(Written task):
Your copy of the material below should match it exactly, except that it holds no pictures.

(Material):
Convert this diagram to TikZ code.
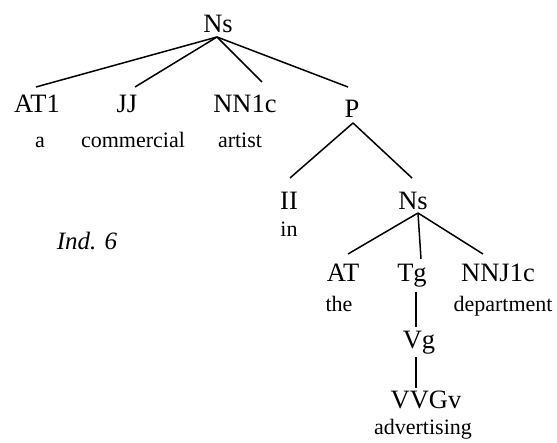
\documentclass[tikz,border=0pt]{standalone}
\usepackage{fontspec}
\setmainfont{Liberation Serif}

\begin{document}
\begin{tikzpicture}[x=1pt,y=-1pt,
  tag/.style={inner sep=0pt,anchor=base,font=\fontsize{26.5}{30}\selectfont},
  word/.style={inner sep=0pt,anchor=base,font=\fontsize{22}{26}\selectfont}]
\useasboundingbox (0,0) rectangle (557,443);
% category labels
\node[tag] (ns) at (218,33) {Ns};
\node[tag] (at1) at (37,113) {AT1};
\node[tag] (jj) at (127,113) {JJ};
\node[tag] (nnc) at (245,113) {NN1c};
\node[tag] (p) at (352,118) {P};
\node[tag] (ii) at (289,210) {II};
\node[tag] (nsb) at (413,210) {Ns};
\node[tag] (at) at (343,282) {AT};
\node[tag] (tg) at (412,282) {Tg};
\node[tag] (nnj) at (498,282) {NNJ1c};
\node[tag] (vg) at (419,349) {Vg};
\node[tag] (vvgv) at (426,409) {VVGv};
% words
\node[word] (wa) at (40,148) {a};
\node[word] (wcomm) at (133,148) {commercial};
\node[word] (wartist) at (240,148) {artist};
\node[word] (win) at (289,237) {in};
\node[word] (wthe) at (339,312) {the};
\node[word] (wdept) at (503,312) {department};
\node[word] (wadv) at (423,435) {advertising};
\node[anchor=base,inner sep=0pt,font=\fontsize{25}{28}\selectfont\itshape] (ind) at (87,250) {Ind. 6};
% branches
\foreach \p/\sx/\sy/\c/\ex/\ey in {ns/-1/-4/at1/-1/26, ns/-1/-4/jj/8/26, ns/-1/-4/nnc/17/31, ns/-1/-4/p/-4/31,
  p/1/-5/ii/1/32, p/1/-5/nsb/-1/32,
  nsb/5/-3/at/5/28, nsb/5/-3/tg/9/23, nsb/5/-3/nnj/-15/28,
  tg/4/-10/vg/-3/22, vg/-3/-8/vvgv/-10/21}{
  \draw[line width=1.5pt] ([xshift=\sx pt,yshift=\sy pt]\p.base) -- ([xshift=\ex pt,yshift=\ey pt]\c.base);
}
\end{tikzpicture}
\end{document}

(Completed exercise):
Convert this diagram to TikZ code.
\documentclass[tikz,border=0pt]{standalone}
\usepackage{fontspec}
\setmainfont{Liberation Serif}

\begin{document}
\begin{tikzpicture}[x=1pt,y=-1pt,
  tag/.style={inner sep=0pt,anchor=base,font=\fontsize{26.5}{30}\selectfont},
  word/.style={inner sep=0pt,anchor=base,font=\fontsize{22}{26}\selectfont}]
\useasboundingbox (0,0) rectangle (557,443);
% category labels
\node[tag] (ns) at (218,33) {Ns};
\node[tag] (at1) at (37,113) {AT1};
\node[tag] (jj) at (127,113) {JJ};
\node[tag] (nnc) at (245,113) {NN1c};
\node[tag] (p) at (352,118) {P};
\node[tag] (ii) at (289,210) {II};
\node[tag] (nsb) at (413,210) {Ns};
\node[tag] (at) at (343,282) {AT};
\node[tag] (tg) at (412,282) {Tg};
\node[tag] (nnj) at (498,282) {NNJ1c};
\node[tag] (vg) at (419,349) {Vg};
\node[tag] (vvgv) at (426,409) {VVGv};
% words
\node[word] (wa) at (40,148) {a};
\node[word] (wcomm) at (133,148) {commercial};
\node[word] (wartist) at (240,148) {artist};
\node[word] (win) at (289,237) {in};
\node[word] (wthe) at (339,312) {the};
\node[word] (wdept) at (503,312) {department};
\node[word] (wadv) at (423,435) {advertising};
\node[anchor=base,inner sep=0pt,font=\fontsize{25}{28}\selectfont\itshape] (ind) at (87,250) {Ind. 6};
% branches
\foreach \p/\sx/\sy/\c/\ex/\ey in {ns/-1/-4/at1/-1/26, ns/-1/-4/jj/8/26, ns/-1/-4/nnc/17/31, ns/-1/-4/p/-4/31,
  p/1/-5/ii/1/32, p/1/-5/nsb/-1/32,
  nsb/5/-3/at/5/28, nsb/5/-3/tg/9/23, nsb/5/-3/nnj/-15/28,
  tg/4/-10/vg/-3/22, vg/-3/-8/vvgv/-10/21}{
  \draw[line width=1.5pt] ([xshift=\sx pt,yshift=\sy pt]\p.base) -- ([xshift=\ex pt,yshift=\ey pt]\c.base);
}
\end{tikzpicture}
\end{document}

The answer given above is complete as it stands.